National Film Board wants more Inuit ambassadors
“I’m really happy to see my fellow Inuit artists telling it like it is”
ST. JOHN’S—Alethea Arnaquq-Baril’s graceful animation moves across the screen in a crowded lecture hall.
The deep shades of brown and blue illustrate the Inuit legend Lumaajuuq, or The Boy and the Loon, a dark tale about the dangers of revenge.
Arnaquq-Baril’s animation is one of 24 films produced and packaged by the National Film Board as part of Unikkausivut: Sharing Our Stories, a DVD collection of some of the best short works from its archives of documentaries and animated films.
The NFB wanted to ensure the footage and films were made available to the public when they released the collection in 2011.
Now, the NFB wants to do more to promote its Inuit-focused collection and along with that, Inuit filmmaking, the NFB told a session at the Inuit studies conference in St. John’s Oct. 8.
The original footage the NFB gathered in Inuit regions, starting in the 1940s, was used to create ethnographic films, but those stories were captured through the lens of southerners, and largely consumed by a southern audience.
“Today we’re proud to say that there’s a new generation of Inuit filmmakers at the NFB who continue to tackle difficult issues,” said Sophie Quevillon, who works on educational programs for the NFB.
“They are telling authentic Inuit stories.”
Now the NFB is looking for more Inuit input, Quevillon said—ambassadors to promote its work and to help develop education content.
That could mean writing a class lesson based on certain films, or giving classroom-based training on how to incorporate the film collection into the curriculum, Quevillon said.
Isabella-Rose Weetaluktuk is one of those storytellers; the 24-year-old Nunavik-born, Montreal-based filmmaker has waded through thousands of hours of the NFB’s historical footage to piece together a film called Three Thousand.
She showed another short film called Lucky Upinnaqursitik at INuit Blanche, which happened in conjunction with the conference Oct.8, a short film made up of animation, painting, personal photographs and archival material.
“It’s a really good education guide,” Weetaluktuk said of the NFB’s Arctic footage. “It brings us alive again and keeps our culture strong.”

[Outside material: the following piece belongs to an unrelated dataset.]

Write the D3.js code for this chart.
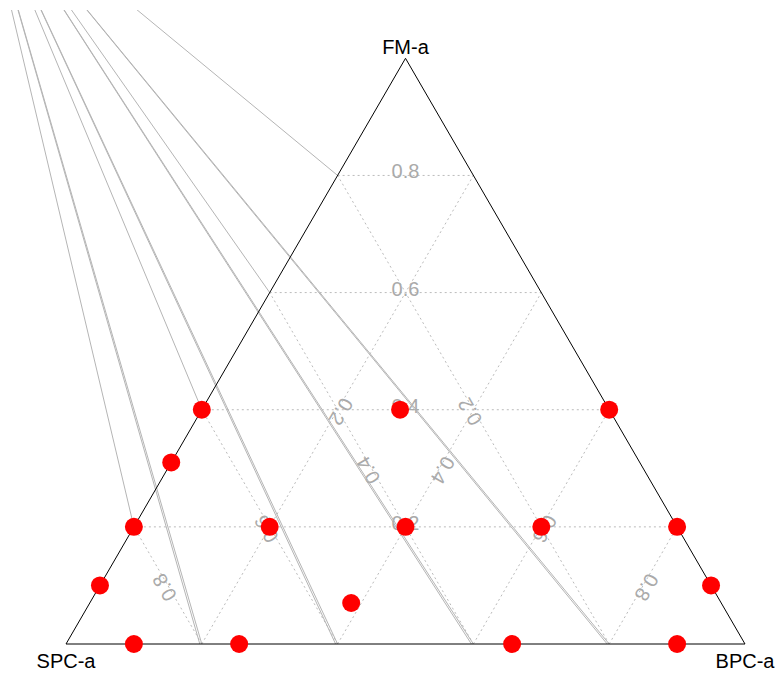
<!DOCTYPE html>
<html>
<head>
<meta charset="utf-8">
<script src="https://cdn.jsdelivr.net/npm/d3@7"></script>
<style>
  body { margin: 0; background: #fff; }
  svg { display: block; font-family: "Liberation Sans", Arial, sans-serif; }
</style>
</head>
<body>
<div id="chart"></div>
<script>
// Axis names, one per corner: bottom-left, bottom-right, top
const axisNames = ['SPC-a', 'BPC-a', 'FM-a'];

// Grid ticks and their labels
const ticks = [0.2, 0.4, 0.6, 0.8];
const tickLabels = ['0.2', '0.4', '0.6', '0.8'];

// Point compositions
const spcValues = [0.6, 0.69, 0.8, 0.9, 0.9, 0.745, 0.545, 0.308, 0.4, 0.6, 0.2, 0.343, 0.1, 0, 0, 0];
const bpcValues = [0, 0, 0, 0, 0.1, 0.255, 0.385, 0.292, 0.4, 0.2, 0.6, 0.657, 0.9, 0.6, 0.8, 0.9];
const fmValues  = [0.4, 0.31, 0.2, 0.1, 0, 0, 0.07, 0.4, 0.2, 0.2, 0.2, 0, 0, 0.4, 0.2, 0.1];

const points = spcValues.map((s, i) => ({ s: s, b: bpcValues[i], f: fmValues[i] }));

const width = 784, height = 680;

// Ternary projection: x follows b + f/2, y follows f
const xScale = d3.scaleLinear().domain([0, 1]).range([66, 745]);
const yScale = d3.scaleLinear().domain([0, 1]).range([644, 58.3]);
const project = (s, b, f) => [xScale(b + f / 2), yScale(f)];

// the stray guide lines all come from one spot above the page
const guideOrigin = [-19, -119];

const svg = d3.select('#chart')
  .append('svg')
  .attr('width', width)
  .attr('height', height);

// guide lines are cut off 10px below the top edge
svg.append('clipPath')
  .attr('id', 'guideClip')
  .append('rect')
  .attr('x', 0)
  .attr('y', 10)
  .attr('width', width)
  .attr('height', height - 10);

// Dotted grid lines for each axis
const gridLines = [];
ticks.forEach((t, i) => {
  gridLines.push({ axis: 'fm', label: tickLabels[i], a: project(1 - t, 0, t), b: project(0, 1 - t, t) });
  gridLines.push({ axis: 'bpc', label: tickLabels[i], a: project(1 - t, t, 0), b: project(0, t, 1 - t) });
  gridLines.push({ axis: 'spc', label: tickLabels[i], a: project(t, 1 - t, 0), b: project(t, 0, 1 - t) });
});

svg.append('g')
  .selectAll('line')
  .data(gridLines)
  .enter()
  .append('line')
  .attr('x1', d => d.a[0])
  .attr('y1', d => d.a[1])
  .attr('x2', d => d.b[0])
  .attr('y2', d => d.b[1])
  .attr('stroke', '#bbb')
  .attr('stroke-width', 1)
  .attr('stroke-dasharray', '2,3');

// Tick labels sit at the middle of each grid line, turned along it
const rotation = { fm: 0, bpc: 120, spc: -120 };
svg.append('g')
  .selectAll('text')
  .data(gridLines)
  .enter()
  .append('text')
  .attr('transform', d => `translate(${(d.a[0] + d.b[0]) / 2}, ${(d.a[1] + d.b[1]) / 2}) rotate(${rotation[d.axis]})`)
  .attr('dy', 3)
  .attr('text-anchor', 'middle')
  .style('font-size', '20px')
  .style('fill', '#aaa')
  .text(d => d.label);

// Grey guide lines from the origin to the tick points on the left and bottom edges
const guideEnds = [];
ticks.forEach(t => {
  guideEnds.push(project(1 - t, 0, t));
  const bottom = project(1 - t, t, 0);
  guideEnds.push(bottom);
  guideEnds.push([bottom[0] - 2, bottom[1]]);
});

svg.append('g')
  .attr('clip-path', 'url(#guideClip)')
  .selectAll('line')
  .data(guideEnds)
  .enter()
  .append('line')
  .attr('x1', guideOrigin[0])
  .attr('y1', guideOrigin[1])
  .attr('x2', d => d[0])
  .attr('y2', d => d[1])
  .attr('stroke', '#b5b5b5')
  .attr('stroke-width', 1);

// Triangle outline
const corners = [project(1, 0, 0), project(0, 1, 0), project(0, 0, 1)];
svg.append('path')
  .attr('d', d3.line()(corners) + 'Z')
  .attr('fill', 'none')
  .attr('stroke', '#000')
  .attr('stroke-width', 1);

// Corner titles
const titlePos = [
  [corners[0][0], corners[0][1] + 24],
  [corners[1][0], corners[1][1] + 24],
  [corners[2][0], corners[2][1] - 4]
];
svg.append('g')
  .selectAll('text')
  .data(axisNames)
  .enter()
  .append('text')
  .attr('x', (d, i) => titlePos[i][0])
  .attr('y', (d, i) => titlePos[i][1])
  .attr('text-anchor', 'middle')
  .style('font-size', '20px')
  .style('fill', '#000')
  .text(d => d);

// Data points
svg.append('g')
  .selectAll('circle')
  .data(points)
  .enter()
  .append('circle')
  .attr('cx', d => project(d.s, d.b, d.f)[0])
  .attr('cy', d => project(d.s, d.b, d.f)[1])
  .attr('r', 9)
  .attr('fill', 'red');
</script>
</body>
</html>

Weetaluktuk said she is enamoured by so much of the footage, particularly a set of short and animated films produced in Cape Dorset in 1973, made by local artists showing images of the community, hunting, airplanes and local legends.
What’s changed in more recent decades is the perspective and the audience, she said.
“When you make a film, you think: who are you making the film for?” Weetaluktuk told the conference Oct. 8.
“Now we choose to make these films just for Inuit, which means you can exclude certain information and just get right to the point. I think that can make them more meaningful.”
In a separate session at the conference, a group of Inuit photographers and filmmakers discussed the challenges they face in their work.
Iqaluit filmmaker Alethea Arnaquq-Baril notes that, although Inuit-made films may only have recently started to be recognized, there have been Inuit capturing scenes through photography and film since the camera first came North.
“We’ve been making this art for a long time, we just haven’t had the recognition,” she told the conference session. “I’m really happy to see my fellow Inuit artists telling it like it is.”
The southern lens is ever present, Arnaquq-Baril acknowledged. She said she recalls one agency suggesting she produce a reality television series on alcoholism in the North—a suggestion she was quick to decline.
Instead, Arnaquq-Baril tries to address stereotypes in her work.
“There’s much more of an appetite now for Indigenous storytelling,” Arnaquq-Baril said. “Inuit are hot right now.”